Bodmer's Celebrated Mandan Warrior Mató-Tópe:
Adorned with the insignia of his warlike deeds
Karl Bodmer's wonderful colored portrait of the highly decorated Mandan chief Mató-Tópe, aka Ma-to-toh-pe or Four Bears (c. 1784-1837). This is a reduced lithograph version of the plate that originally appeared as Tableau 14 in the pictorial atlas of Prince Maximilian of Wied's monumental travel account of the Western Plains. The present lithograph, by J. Honegger, was issued in 1845 at Zurich as plate no. 35 in H. R. Schinz’s Naturgeschichte und Abbildungen des Menschen.

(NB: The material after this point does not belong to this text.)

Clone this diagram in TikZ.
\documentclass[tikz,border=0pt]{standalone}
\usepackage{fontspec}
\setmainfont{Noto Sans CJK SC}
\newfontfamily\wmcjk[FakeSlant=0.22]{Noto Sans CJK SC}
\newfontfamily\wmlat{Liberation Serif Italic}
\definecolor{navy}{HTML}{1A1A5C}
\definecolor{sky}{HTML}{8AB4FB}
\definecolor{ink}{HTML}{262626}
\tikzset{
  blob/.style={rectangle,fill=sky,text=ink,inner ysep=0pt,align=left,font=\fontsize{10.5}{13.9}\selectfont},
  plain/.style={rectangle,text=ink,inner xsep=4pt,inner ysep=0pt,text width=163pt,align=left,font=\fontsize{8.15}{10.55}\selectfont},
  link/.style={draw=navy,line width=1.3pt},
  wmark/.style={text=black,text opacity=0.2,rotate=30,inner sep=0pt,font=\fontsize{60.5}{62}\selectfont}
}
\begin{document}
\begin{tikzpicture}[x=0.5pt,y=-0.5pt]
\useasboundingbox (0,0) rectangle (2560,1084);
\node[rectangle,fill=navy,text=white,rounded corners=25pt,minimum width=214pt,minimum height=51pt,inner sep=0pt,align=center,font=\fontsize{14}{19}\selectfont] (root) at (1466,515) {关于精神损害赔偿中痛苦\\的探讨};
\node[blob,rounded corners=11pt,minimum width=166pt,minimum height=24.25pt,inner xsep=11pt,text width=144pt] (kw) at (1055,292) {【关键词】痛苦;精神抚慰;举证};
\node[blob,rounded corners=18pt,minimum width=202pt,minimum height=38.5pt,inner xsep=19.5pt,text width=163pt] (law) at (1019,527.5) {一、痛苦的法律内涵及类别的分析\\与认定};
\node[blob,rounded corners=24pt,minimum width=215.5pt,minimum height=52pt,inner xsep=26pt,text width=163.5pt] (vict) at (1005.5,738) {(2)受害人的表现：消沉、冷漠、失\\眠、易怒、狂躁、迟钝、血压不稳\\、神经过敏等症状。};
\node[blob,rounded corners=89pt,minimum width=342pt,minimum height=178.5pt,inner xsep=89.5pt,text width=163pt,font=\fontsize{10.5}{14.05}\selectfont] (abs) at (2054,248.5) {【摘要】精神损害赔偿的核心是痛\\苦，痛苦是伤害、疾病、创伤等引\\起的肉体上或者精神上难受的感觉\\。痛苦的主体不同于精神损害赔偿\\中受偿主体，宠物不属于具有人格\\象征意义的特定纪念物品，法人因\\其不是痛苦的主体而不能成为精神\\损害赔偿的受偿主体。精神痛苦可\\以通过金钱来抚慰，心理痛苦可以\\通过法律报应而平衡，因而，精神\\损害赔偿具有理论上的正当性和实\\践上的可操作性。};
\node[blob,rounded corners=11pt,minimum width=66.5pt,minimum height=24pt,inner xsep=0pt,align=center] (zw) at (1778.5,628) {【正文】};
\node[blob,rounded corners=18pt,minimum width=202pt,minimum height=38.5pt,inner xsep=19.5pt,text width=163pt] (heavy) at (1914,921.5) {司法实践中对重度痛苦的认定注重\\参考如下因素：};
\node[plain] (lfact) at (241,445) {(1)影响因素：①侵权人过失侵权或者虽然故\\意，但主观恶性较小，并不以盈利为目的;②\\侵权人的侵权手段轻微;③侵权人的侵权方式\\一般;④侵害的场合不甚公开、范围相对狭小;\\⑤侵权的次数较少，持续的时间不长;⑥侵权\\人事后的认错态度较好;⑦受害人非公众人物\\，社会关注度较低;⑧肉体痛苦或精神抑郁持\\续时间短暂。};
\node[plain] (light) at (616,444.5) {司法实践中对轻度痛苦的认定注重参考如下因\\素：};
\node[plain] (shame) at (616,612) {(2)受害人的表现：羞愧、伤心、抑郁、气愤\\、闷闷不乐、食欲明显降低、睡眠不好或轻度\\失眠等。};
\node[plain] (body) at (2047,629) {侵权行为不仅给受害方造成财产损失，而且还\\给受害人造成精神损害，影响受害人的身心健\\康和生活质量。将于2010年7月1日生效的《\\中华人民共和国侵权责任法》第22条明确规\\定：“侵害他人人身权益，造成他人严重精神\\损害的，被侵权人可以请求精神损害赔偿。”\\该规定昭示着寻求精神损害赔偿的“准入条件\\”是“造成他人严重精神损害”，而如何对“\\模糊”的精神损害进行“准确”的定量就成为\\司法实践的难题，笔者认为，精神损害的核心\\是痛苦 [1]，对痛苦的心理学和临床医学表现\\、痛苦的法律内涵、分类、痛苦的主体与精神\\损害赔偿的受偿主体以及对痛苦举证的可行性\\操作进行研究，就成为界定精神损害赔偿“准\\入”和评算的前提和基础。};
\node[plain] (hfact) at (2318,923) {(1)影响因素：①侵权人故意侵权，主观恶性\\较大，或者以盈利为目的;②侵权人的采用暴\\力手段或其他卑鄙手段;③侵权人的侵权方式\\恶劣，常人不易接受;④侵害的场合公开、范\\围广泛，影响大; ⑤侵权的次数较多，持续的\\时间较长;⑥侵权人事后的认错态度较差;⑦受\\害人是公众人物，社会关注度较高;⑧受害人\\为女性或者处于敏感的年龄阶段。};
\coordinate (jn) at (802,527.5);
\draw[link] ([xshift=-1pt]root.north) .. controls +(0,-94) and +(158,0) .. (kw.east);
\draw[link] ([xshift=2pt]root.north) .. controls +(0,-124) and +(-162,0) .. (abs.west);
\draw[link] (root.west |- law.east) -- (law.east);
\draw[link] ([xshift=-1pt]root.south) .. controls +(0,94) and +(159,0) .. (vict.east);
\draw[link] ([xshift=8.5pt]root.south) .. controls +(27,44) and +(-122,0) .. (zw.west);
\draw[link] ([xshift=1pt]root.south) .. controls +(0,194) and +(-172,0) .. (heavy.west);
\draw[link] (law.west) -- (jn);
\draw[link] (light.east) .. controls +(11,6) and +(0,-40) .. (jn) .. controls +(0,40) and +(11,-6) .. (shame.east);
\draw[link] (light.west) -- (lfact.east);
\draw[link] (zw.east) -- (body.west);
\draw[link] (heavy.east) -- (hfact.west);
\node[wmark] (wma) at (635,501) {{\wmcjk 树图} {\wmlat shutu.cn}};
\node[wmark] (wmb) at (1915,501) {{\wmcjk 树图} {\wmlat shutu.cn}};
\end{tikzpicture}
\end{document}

A favorite subject of both George Catlin and Karl Bodmer, Four Bears earned his sobriquet after battling the Assiniboine tribe with the purported strength of four bears. The Mandan warrior is shown in the present hand-colored lithograph, which is based on an original watercolor painting by Karl Bodmer, sporting elaborate warrior's paint and holding an impressive tomahawk. Transversely fastened in his hair can be seen a wooden knife, painted bright red, symbolic of killing a Cheyenne chief with his knife. Six wooden sticks festoon Four Bears' hair, representing an equivalent number of musket wounds he had suffered. An arrow wound is indicated by the finely colored wing feather of a wild turkey. Other colorful feathers are believed to come from an owl. Four Bears' face is partially painted red, with contrasting yellow also applied. His torso is covered with reddish-brown stripes, with the addition of eighteen whitish stripes painted down his right arm, representing his exploits on the warpath. In contrast to other leading warriors who tended to stand out as tall and sturdy, Four Bears was, according to Prince Maximillian, of slim build and average height.